With the rise of Under Armour stock overall -- up 80 percent from early 2013 to early 2014 -- and the 3 percent boost provided by the Notre Dame deal alone, the addition of Texas could have created an even more pronounced bounce.
But the former record-setting contract that Nike signed with Michigan seemingly changed everything back in July, as it provided proof positive that the swoosh was willing to pay out big money to compete with Under Armour and adidas, even though the company didn't have the match the offers from its two major competitiors:
According to contract details released by the Michigan athletic department, the university's deal with Nike is worth $169 million over 15 years, making it by far the richest of all apparel deals in collegiate athletics.

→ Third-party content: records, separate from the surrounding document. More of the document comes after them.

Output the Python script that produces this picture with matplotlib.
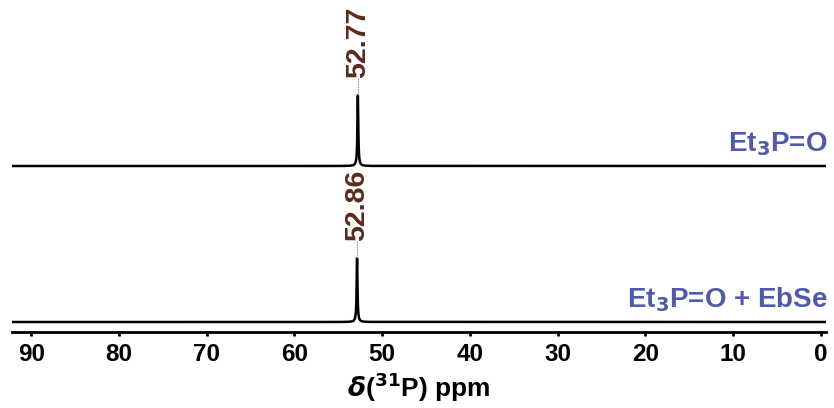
import numpy as np
import matplotlib.pyplot as plt
from matplotlib import font_manager

# regular-width Liberation Sans Bold, taken by file name
bold_path = None
for f in list(font_manager.fontManager.ttflist):
    base = f.fname.split('/')[-1]
    if base == 'LiberationSans-Bold.ttf':
        bold_path = f.fname
        break
if bold_path:
    bold_fp = font_manager.FontProperties(fname=bold_path)
else:
    bold_fp = font_manager.FontProperties(family='Liberation Sans', weight='bold')

plt.rcParams['mathtext.fontset'] = 'custom'
plt.rcParams['mathtext.rm'] = 'Liberation Sans:bold'
plt.rcParams['mathtext.bf'] = 'Liberation Sans:bold'
plt.rcParams['mathtext.it'] = 'Liberation Sans:italic:bold'

# Spectra: peak shift (ppm), relative peak height, vertical offset
names = [r'Et$_\mathbf{3}$P=O', r'Et$_\mathbf{3}$P=O + EbSe']
shifts = [52.77, 52.86]
heights = [71, 64]
offsets = [166, 10]
linewidth_ppm = 0.12

ticks = [90, 80, 70, 60, 50, 40, 30, 20, 10, 0]

ppm = np.linspace(-1, 93, 9400)

fig = plt.figure(figsize=(8.34, 4.08), dpi=100)
ax = fig.add_axes([12 / 834, 76 / 408, 814 / 834, 332 / 408])

label_color = '#5a2a1c'
name_color = '#4f5aa8'

def fp(size):
    p = bold_fp.copy()
    p.set_size(size)
    return p

for name, shift, h, off in zip(names, shifts, heights, offsets):
    g = linewidth_ppm / 2
    y = off + h * g**2 / ((ppm - shift)**2 + g**2)
    ax.plot(ppm, y, color='black', lw=1.8)
    top = off + h
    # thin leader from peak top to the shift label
    ax.plot([shift, shift], [top, top + 17], color='#888888', lw=0.6, ls=(0, (2, 1)))
    ax.text(shift, top + 17, f'{shift:.2f}', rotation=90, ha='center', va='bottom',
            color=label_color, fontproperties=fp(20.5))
    ax.text(-0.8, off + 15, name, ha='right', va='baseline', color=name_color,
            fontproperties=fp(20))

ax.set_xlim(92.2, -0.6)
ax.set_ylim(0, 332)
ax.set_yticks([])
ax.set_xticks(ticks)
ax.set_xticklabels([str(t) for t in ticks], fontproperties=fp(17.5))
ax.tick_params(axis='x', direction='out', length=3, width=2, pad=5)
for side in ['top', 'left', 'right']:
    ax.spines[side].set_visible(False)
ax.spines['bottom'].set_linewidth(2)

ax.set_xlabel(r'$\boldsymbol{\delta}$($^{\mathbf{31}}$P) ppm', fontproperties=fp(19), labelpad=3)

fig.savefig('out.png', dpi=100)
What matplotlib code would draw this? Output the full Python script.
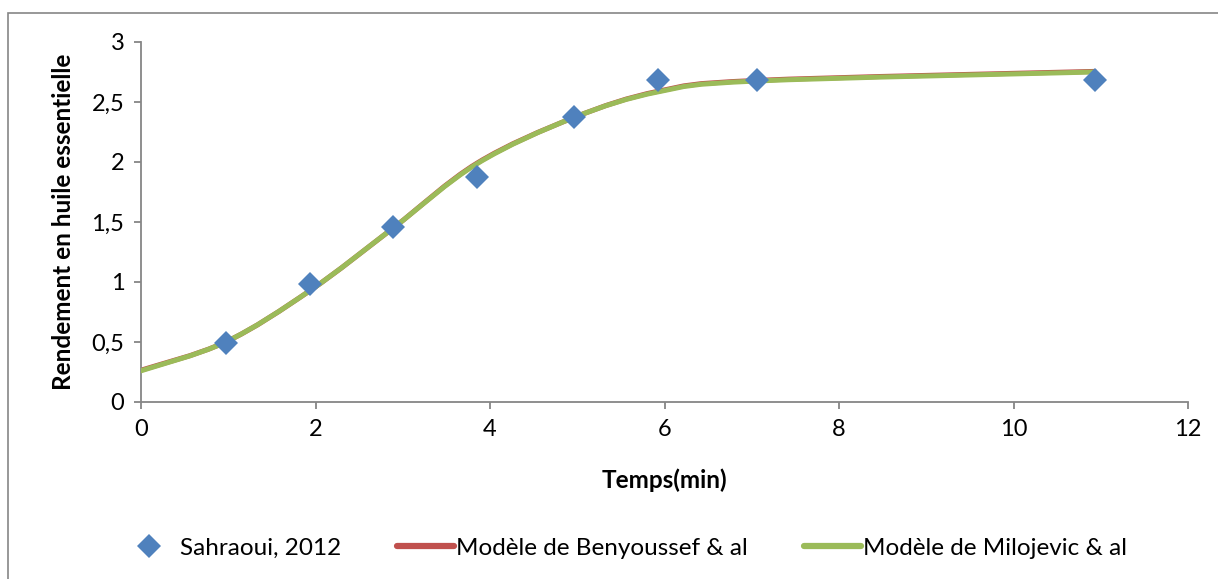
import matplotlib.pyplot as plt
from matplotlib.path import Path
from matplotlib.patches import PathPatch, Rectangle
from matplotlib.lines import Line2D

plt.rcParams["font.family"] = ["Lato", "DejaVu Sans"]

# mesures (Sahraoui, 2012)
temps = [0.97, 1.94, 2.89, 3.85, 4.96, 5.93, 7.06, 10.93]
rendement = [0.49, 0.98, 1.46, 1.875, 2.375, 2.68, 2.68, 2.68]

temps_mod = [0, 0.97, 1.94, 2.89, 3.85, 4.96, 5.93, 7.06, 10.93]
benyoussef = [0.265, 0.50, 0.93, 1.45, 1.99, 2.37, 2.59, 2.68, 2.755]
milojevic = [0.26, 0.50, 0.93, 1.45, 1.985, 2.37, 2.585, 2.675, 2.75]

y_ticks = [0, 0.5, 1, 1.5, 2, 2.5, 3]
y_labels = ["0", "0,5", "1", "1,5", "2", "2,5", "3"]
x_ticks = [0, 2, 4, 6, 8, 10, 12]

blue = "#4F81BD"
red = "#C0504D"
green = "#9BBB59"
grey = "#868686"


def smooth_path(xs, ys):
    # courbe lissee facon Excel (bezier a partir des points voisins)
    pts = list(zip(xs, ys))
    verts = [pts[0]]
    codes = [Path.MOVETO]
    n = len(pts)
    for i in range(n - 1):
        p0 = pts[i - 1] if i > 0 else pts[i]
        p1 = pts[i]
        p2 = pts[i + 1]
        p3 = pts[i + 2] if i + 2 < n else pts[i + 1]
        c1 = (p1[0] + (p2[0] - p0[0]) / 6, p1[1] + (p2[1] - p0[1]) / 6)
        c2 = (p2[0] - (p3[0] - p1[0]) / 6, p2[1] - (p3[1] - p1[1]) / 6)
        verts += [c1, c2, p2]
        codes += [Path.CURVE4] * 3
    return Path(verts, codes)


fig = plt.figure(figsize=(12.18, 5.79), dpi=100)
fig.patches.append(Rectangle((8 / 1218, -0.1), 1.2, 1 - 13 / 579 + 0.1,
                             transform=fig.transFigure, fill=False,
                             edgecolor=grey, linewidth=1.2))

ax = fig.add_axes([141 / 1218, 1 - 402 / 579, 1047 / 1218, 360 / 579])

ax.add_patch(PathPatch(smooth_path(temps_mod, benyoussef), fill=False,
                       edgecolor=red, linewidth=3.6, capstyle="round", zorder=2))
ax.add_patch(PathPatch(smooth_path(temps_mod, milojevic), fill=False,
                       edgecolor=green, linewidth=3.6, capstyle="round", zorder=3))
ax.plot(temps, rendement, linestyle="none", marker="D", markersize=12.5,
        color=blue, markeredgewidth=0, zorder=4)

ax.set_xlim(0, 12)
ax.set_ylim(0, 3)
ax.set_xticks(x_ticks)
ax.set_yticks(y_ticks)
ax.set_yticklabels(y_labels)
for s in ["top", "right"]:
    ax.spines[s].set_visible(False)
for s in ["left", "bottom"]:
    ax.spines[s].set_color(grey)
    ax.spines[s].set_linewidth(1.3)
ax.tick_params(direction="out", length=5, width=1.3, color=grey,
               labelsize=17, pad=7)

ax.set_xlabel("Temps(min)", fontsize=17.5, fontweight="bold", labelpad=21)
ax.set_ylabel("Rendement en huile essentielle", fontsize=17.5,
              fontweight="bold", labelpad=12)

handles = [
    Line2D([], [], linestyle="none", marker="D", markersize=12, color=blue,
           markeredgewidth=0),
    Line2D([], [], color=red, linewidth=4.5, solid_capstyle="round"),
    Line2D([], [], color=green, linewidth=4.5, solid_capstyle="round"),
]
labels = ["Sahraoui, 2012", "Modèle de Benyoussef & al", "Modèle de Milojevic & al"]
fig.legend(handles, labels, loc="center left",
           bbox_to_anchor=(120 / 1218, 1 - 548 / 579),
           ncol=3, frameon=False, fontsize=17.5, handlelength=2.35,
           handletextpad=0.1, columnspacing=2.3, borderpad=0, borderaxespad=0)

fig.savefig("out.png", dpi=100)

The contract, which will supply all 31 U‐M athletic programs with uniforms, footwear, apparel and equipment, will pay $76.8 million in cash and $80.2 million in apparel.
Then, the firing of athletic director Steve Patterson marked a sharp turning point in negotiations between Texas and potential apparel partners Nike and Under Armour, according to a recent report from Horns Digest.
The stark differences between interim athletic direcitor Mike Perrin and Patterson have quickly become apparent and the tactics both reportedly employed in dealing with the expired apparel contract with Nike and a potentially lucrative bid from Under Armour shed light on how their respective personalities influenced the process.
Patterson, who viewed Texas as a professional sports organization and valued the bottom line over relationships, wanted to start a bidding war between Nike and Under Armour in hopes of landing the biggest contract possible.
Perrin, on the other hand, clearly values relationships and loyalty over the bottom line, so once he took over for Patterson, he wanted to "completely change course" from Patterson's plan, reportedly holding a meeting with Nike on September 24 that included Texas alum Kevin Durant, who signed a massive deal with Nike last summer instead of switching to hometown Under Armour.
Instead of a bidding war, then, Perrin honored Nike's expressed wish to avoid having to match a deal from Under Armour, which one source said was willing to go as high as $22 million a year, including the same type of company stock options Under Armour included in its deal with Notre Dame. As recently as late September, just before the exclusive negotiating window between Texas and Nike expired, Under Armour was considered a "major player" to land Texas.
So even though those offers never happened, Perrin got the money Texas deserved and maintained a valuable relationship. Mission accomplished.